Whiskers of particles can be incorporated using so-called "engineered" powders, mechanical blending, and by coinjecting different materials into a single spray jet. Mechanical blends and coinjection, although useful, have been found to result in segregation of the reinforcing phase and, in many cases, degradation of the second-phase whiskers or particles. Thermal spray composite materials can have reinforcing-phase contents ranging from 10 to 90% by volume, where the metal matrix acts as a binder, supporting the reinforcing phase. The ability to consolidate such fine-grained, high reinforcing phase content materials is a major advantage of thermal spray over other methods used to produce composites.

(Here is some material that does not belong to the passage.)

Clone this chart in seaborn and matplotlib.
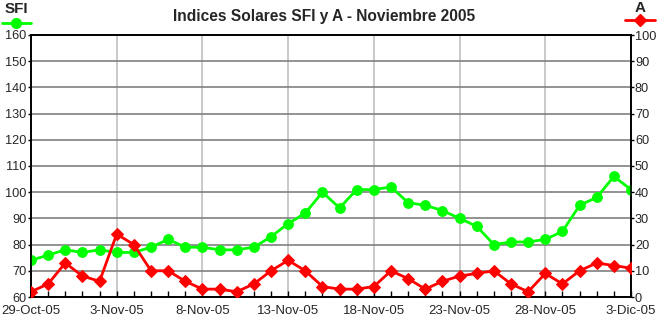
import matplotlib
matplotlib.use("Agg")
import matplotlib.pyplot as plt
from matplotlib.lines import Line2D
import numpy as np
import pandas as pd
import seaborn as sns

# ---- data ----
dates = pd.date_range("2005-10-29", "2005-12-03", freq="D")
sfi = [74, 76, 78, 77, 78, 77, 77, 79, 82, 79, 79, 78, 78, 79, 83, 88, 92, 100,
       94, 101, 101, 102, 96, 95, 93, 90, 87, 80, 81, 81, 82, 85, 95, 98, 106, 101]
a_index = [2, 5, 13, 8, 6, 24, 20, 10, 10, 6, 3, 3, 2, 5, 10, 14, 10, 4,
           3, 3, 4, 10, 7, 3, 6, 8, 9, 10, 5, 2, 9, 5, 10, 13, 12, 11]
tick_labels = ["29-Oct-05", "3-Nov-05", "8-Nov-05", "13-Nov-05", "18-Nov-05",
               "23-Nov-05", "28-Nov-05", "3-Dic-05"]
title = "Indices Solares SFI y A - Noviembre 2005"

df = pd.DataFrame({"fecha": dates, "SFI": sfi, "A": a_index})

sns.set_theme(style="white")
plt.rcParams["font.family"] = ["Liberation Sans", "DejaVu Sans"]

W, H = 658, 323
fig = plt.figure(figsize=(W / 100, H / 100), dpi=100)
ax = fig.add_axes([31 / W, 1 - 297 / H, 600 / W, 262 / H])
ax2 = ax.twinx()

green = "#00ff00"
red = "#ff0000"

sns.lineplot(data=df, x="fecha", y="SFI", ax=ax, color=green, marker="o",
             markersize=7, markeredgecolor=green, linewidth=2.0, zorder=3)
sns.lineplot(data=df, x="fecha", y="A", ax=ax2, color=red, marker="D",
             markersize=6.5, markeredgecolor=red, linewidth=2.0, zorder=3)

ax.set_xlim(dates[0], dates[-1])
ax.set_ylim(60, 160)
ax2.set_ylim(0, 100)
ax.set_yticks(np.arange(60, 161, 10))
ax2.set_yticks(np.arange(0, 101, 10))

major = dates[::5]
ax.set_xticks(major)
ax.set_xticklabels(tick_labels)
ax.set_xticks(dates, minor=True)

ax.set_xlabel("")
ax.set_ylabel("")
ax2.set_ylabel("")

ax.grid(axis="y", color="#808080", linewidth=1.2)
ax.grid(axis="x", which="major", color="#c0c0c0", linewidth=1.2)
ax.set_axisbelow(True)
ax2.grid(False)

for a in (ax, ax2):
    for s in a.spines.values():
        s.set_color("black")
        s.set_linewidth(1.2)

ax.tick_params(axis="y", direction="out", length=2.5, width=1, color="black",
               labelsize=9.2, pad=1, left=True)
ax2.tick_params(axis="y", direction="out", length=2, width=1, color="black",
                labelsize=9.2, pad=0.8, right=True)
ax.tick_params(axis="x", which="both", direction="in", length=4, width=1,
               color="black", labelsize=9.5, pad=6, bottom=True)

ax.set_facecolor("white")
ax2.patch.set_visible(False)

fig.text(324 / W, 1 - 17 / H, title, ha="center", va="center",
         fontsize=11.2, fontweight="bold")

# legend-like headers
fig.text(16 / W, 1 - 9 / H, "SFI", ha="center", va="center",
         fontsize=11, fontweight="bold")
fig.add_artist(Line2D([2 / W, 31 / W], [1 - 23 / H, 1 - 23 / H], color=green,
                      linewidth=2.0, transform=fig.transFigure))
fig.add_artist(Line2D([16 / W], [1 - 23 / H], color=green, marker="o",
                      markersize=7, transform=fig.transFigure))
fig.text(640 / W, 1 - 8 / H, "A", ha="center", va="center",
         fontsize=11, fontweight="bold")
fig.add_artist(Line2D([625 / W, 655 / W], [1 - 20 / H, 1 - 20 / H], color=red,
                      linewidth=2.0, transform=fig.transFigure))
fig.add_artist(Line2D([640 / W], [1 - 20 / H], color=red, marker="D",
                      markersize=6.5, transform=fig.transFigure))

fig.savefig("out.png", dpi=100, facecolor="white")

Thermal spraying of composite materials with discontinuous reinforcements, such as particulates or short fibers, is usually accomplished by spraying powders or powder blends. Investigators have developed techniques for the production of continuous fiber-reinforced materials that overcome the "line-of-sight" limitations of thermal spray processes. This includes "monotape" fabrication techniques, where continuous fibers are prewrapped around a mandrel and a thin layer of a metal, ceramic, or intermetallic matrix material is sprayed (Ref 20). Plasma, HVOF, and wire arc spray have been used, although in the cases of intermetallics and high-temperature alloys, controlled atmosphere plasma spray (VPS) has generally been used. The fibers are thus encapsulated within thin monolayer tapes and are subsequently removed for consolidation to full density by hot pressing with preferred fiber orientations, producing continuously reinforced bulk composites.